Records with drawing code:
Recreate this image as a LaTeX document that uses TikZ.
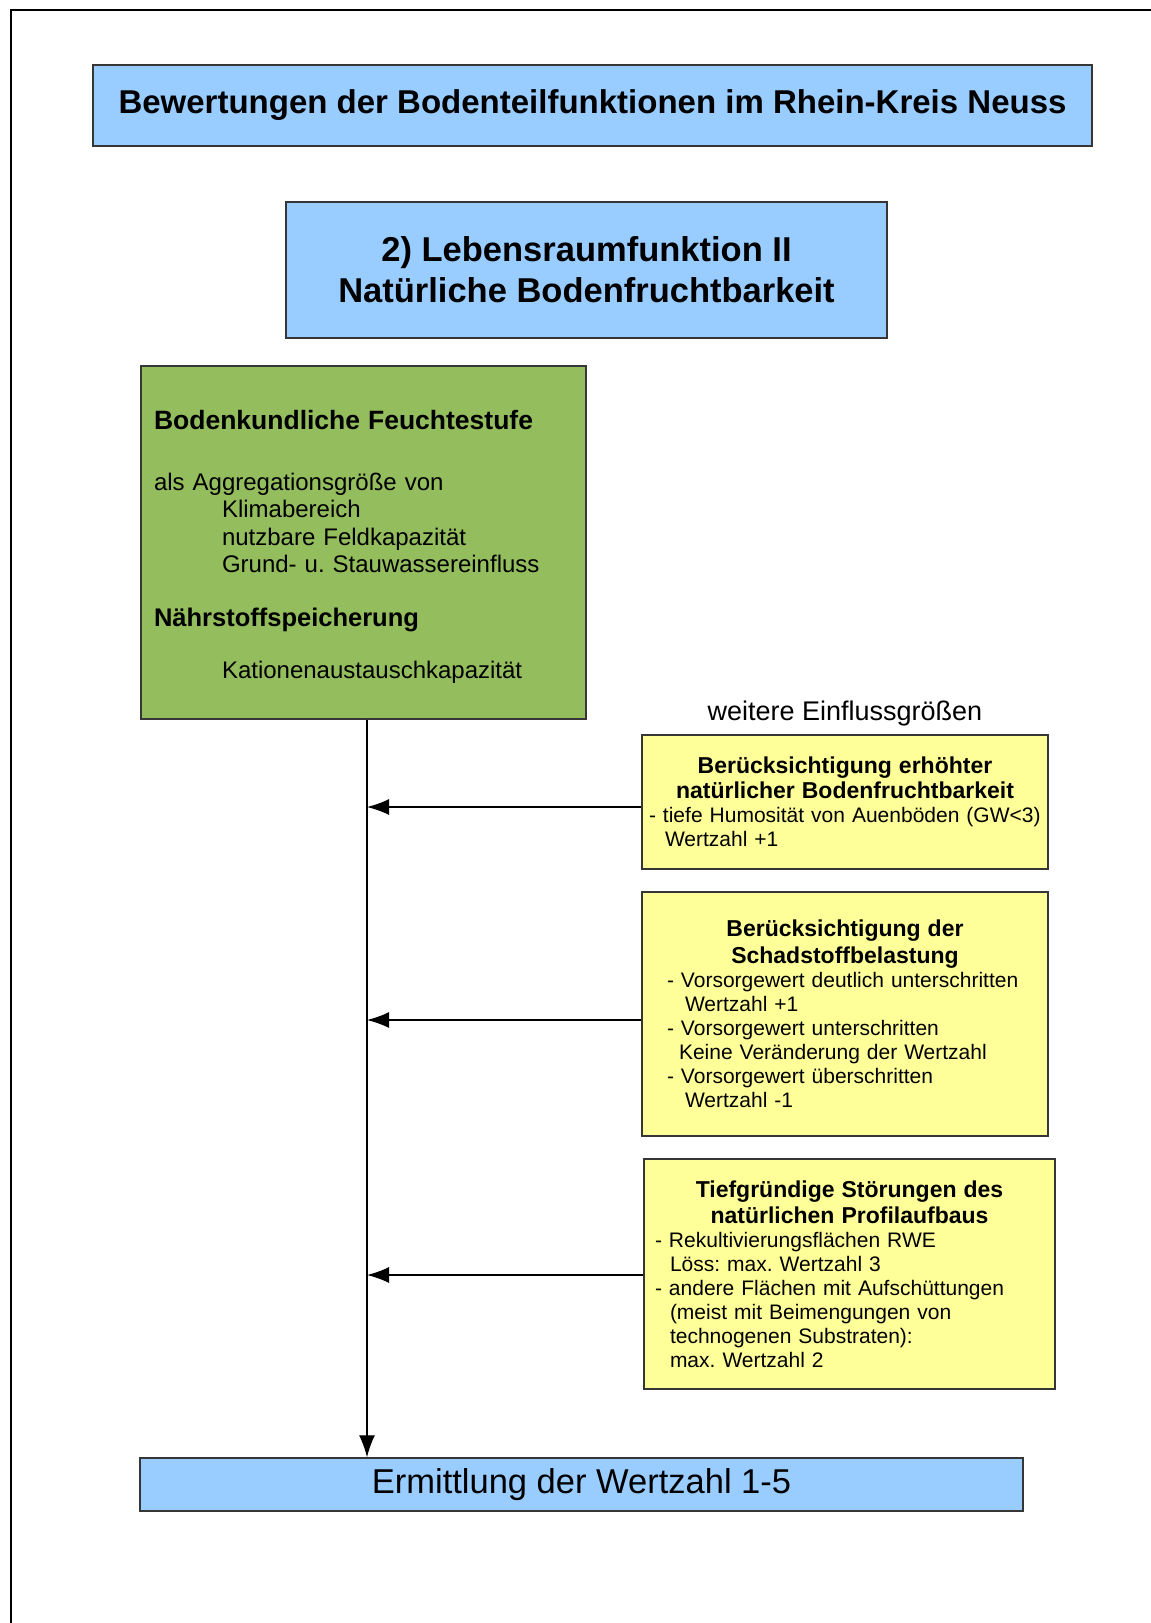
\documentclass[tikz,border=0pt]{standalone}
\usepackage{fontspec}
\setmainfont{Liberation Sans}
\usetikzlibrary{arrows.meta, positioning}
\definecolor{skyblue}{HTML}{99CCFF}
\definecolor{grassgreen}{HTML}{94BD5E}
\definecolor{paleyellow}{HTML}{FFFF99}
\definecolor{boxline}{HTML}{363636}
\tikzset{>={Latex[length=22pt, width=16pt]}}
\frenchspacing

\begin{document}
\begin{tikzpicture}[x=1pt, y=-1pt,
    box/.style={draw=boxline, line width=1.5pt, inner sep=0pt},
    bluebox/.style={box, fill=skyblue, align=center},
    yellowbox/.style={box, fill=paleyellow, align=left, font=\fontsize{21}{24}\selectfont},
    conn/.style={line width=1.3pt, ->}]
    \useasboundingbox (0,0) rectangle (1151,1623);

    % Coordinates
    \coordinate (T) at (592.5,105.5);
    \coordinate (L) at (586.5,270);
    \coordinate (G) at (363.5,542.5);
    \coordinate (Y1) at (845,802);
    \coordinate (Y2) at (845,1014);
    \coordinate (Y3) at (849.5,1274);
    \coordinate (R) at (581.5,1484.5);

    % Frame
    \draw[line width=2pt] (11,1623) -- (11,10) -- (1151,10);

    % Title
    \node[bluebox, minimum width=999, minimum height=81,
          font=\fontsize{33}{38}\selectfont\bfseries] (title) at (T)
        {Bewertungen der Bodenteilfunktionen im Rhein-Kreis Neuss};

    % Function
    \node[bluebox, minimum width=601, minimum height=136,
          font=\fontsize{34.5}{41}\selectfont\bfseries] (func) at (L)
        {2) Lebensraumfunktion II\\Natürliche Bodenfruchtbarkeit};

    % Main parameters
    \node[box, fill=grassgreen, align=left, inner xsep=13, text width=419,
          minimum height=353, font=\fontsize{24}{27.5}\selectfont] (green) at (G)
        {\rule{0pt}{28pt}{\bfseries\fontsize{26.5}{27.5}\selectfont Bodenkundliche Feuchtestufe}\\[33pt]
         als Aggregationsgröße von\\
         \hspace*{68pt}Klimabereich\\
         \hspace*{68pt}nutzbare Feldkapazität\\
         \hspace*{68pt}Grund- u. Stauwassereinfluss\\[26.5pt]
         {\bfseries\fontsize{25.5}{27.5}\selectfont Nährstoffspeicherung}\\[24.5pt]
         \hspace*{68pt}Kationenaustauschkapazität};

    % Further factors
    \node[font=\fontsize{27}{30}\selectfont] (more) at (845,714) {weitere Einflussgrößen};

    \node[yellowbox, inner xsep=7, text width=392, minimum height=134] (yel1) at (Y1)
        {{\centering\bfseries\fontsize{23}{25}\selectfont Berücksichtigung erhöhter\\natürlicher Bodenfruchtbarkeit\par}
         - tiefe Humosität von Auenböden (GW<3)\\
         \hspace*{16pt}Wertzahl +1};

    \node[yellowbox, inner xsep=25, text width=356, minimum height=244] (yel2) at (Y2)
        {{\centering\bfseries\fontsize{23}{27}\selectfont Berücksichtigung der\\Schadstoffbelastung\par}
         - Vorsorgewert deutlich unterschritten\\
         \hspace*{18pt}Wertzahl +1\\
         - Vorsorgewert unterschritten\\
         \hspace*{12pt}Keine Veränderung der Wertzahl\\
         - Vorsorgewert überschritten\\
         \hspace*{18pt}Wertzahl -1};

    \node[yellowbox, inner xsep=11, text width=389, minimum height=230] (yel3) at (Y3)
        {{\centering\bfseries\fontsize{23}{26}\selectfont Tiefgründige Störungen des\\natürlichen Profilaufbaus\par}
         - Rekultivierungsflächen RWE\\
         \hspace*{15pt}Löss: max. Wertzahl 3\\
         - andere Flächen mit Aufschüttungen\\
         \hspace*{15pt}(meist mit Beimengungen von\\
         \hspace*{15pt}technogenen Substraten):\\
         \hspace*{15pt}max. Wertzahl 2};

    % Result
    \node[bluebox, minimum width=883, minimum height=53,
          font=\fontsize{34.5}{40}\selectfont] (result) at (R)
        {Ermittlung der Wertzahl 1-5};

    % Lines
    \coordinate (trunk) at ([xshift=3.5]green.south);
    \draw[conn] (trunk) -- (trunk |- result.north);
    \foreach \b/\d in {yel1/-5, yel2/-6, yel3/-1}
        \draw[conn] ([yshift=\d]\b.west) -- ([yshift=\d]\b.west -| trunk);
\end{tikzpicture}
\end{document}
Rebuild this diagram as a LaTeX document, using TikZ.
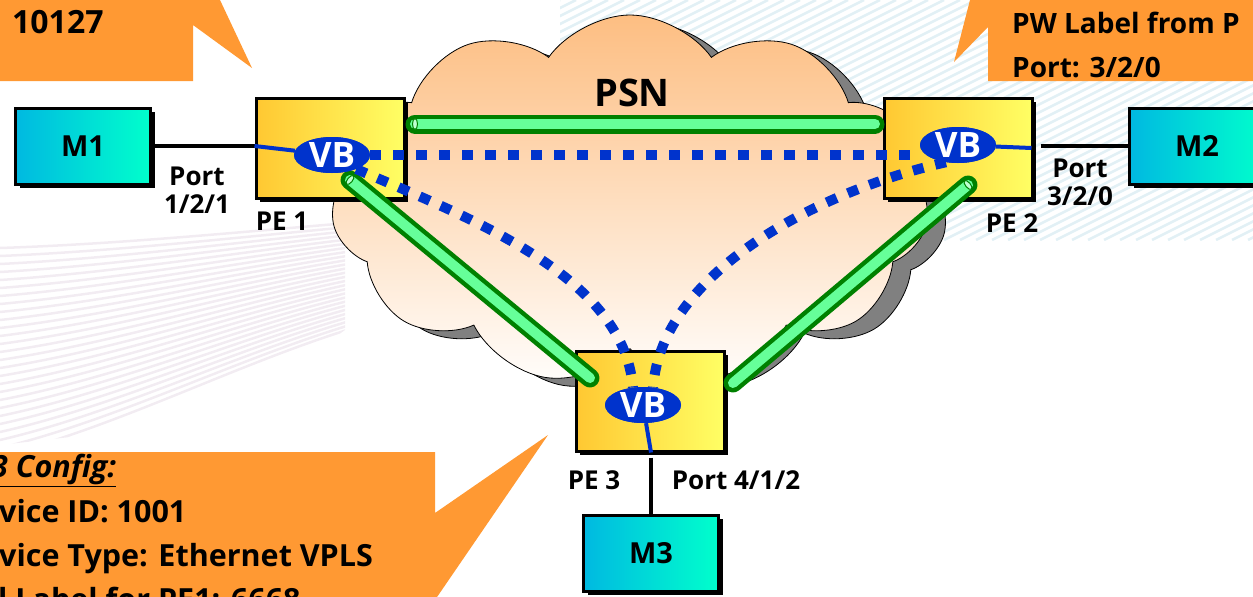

WORK TO BE COMPLETED
Exactly reproduce the run of lines from the start of the listing through the line with "(11,10) -- (1151,10);", inclusive; pictures are not copied.

EXERCISE ANSWER
Recreate this image as a LaTeX document that uses TikZ.
\documentclass[tikz,border=0pt]{standalone}
\usepackage{fontspec}
\setmainfont{Liberation Sans}
\usetikzlibrary{arrows.meta, positioning}
\definecolor{skyblue}{HTML}{99CCFF}
\definecolor{grassgreen}{HTML}{94BD5E}
\definecolor{paleyellow}{HTML}{FFFF99}
\definecolor{boxline}{HTML}{363636}
\tikzset{>={Latex[length=22pt, width=16pt]}}
\frenchspacing

\begin{document}
\begin{tikzpicture}[x=1pt, y=-1pt,
    box/.style={draw=boxline, line width=1.5pt, inner sep=0pt},
    bluebox/.style={box, fill=skyblue, align=center},
    yellowbox/.style={box, fill=paleyellow, align=left, font=\fontsize{21}{24}\selectfont},
    conn/.style={line width=1.3pt, ->}]
    \useasboundingbox (0,0) rectangle (1151,1623);

    % Coordinates
    \coordinate (T) at (592.5,105.5);
    \coordinate (L) at (586.5,270);
    \coordinate (G) at (363.5,542.5);
    \coordinate (Y1) at (845,802);
    \coordinate (Y2) at (845,1014);
    \coordinate (Y3) at (849.5,1274);
    \coordinate (R) at (581.5,1484.5);

    % Frame
    \draw[line width=2pt] (11,1623) -- (11,10) -- (1151,10);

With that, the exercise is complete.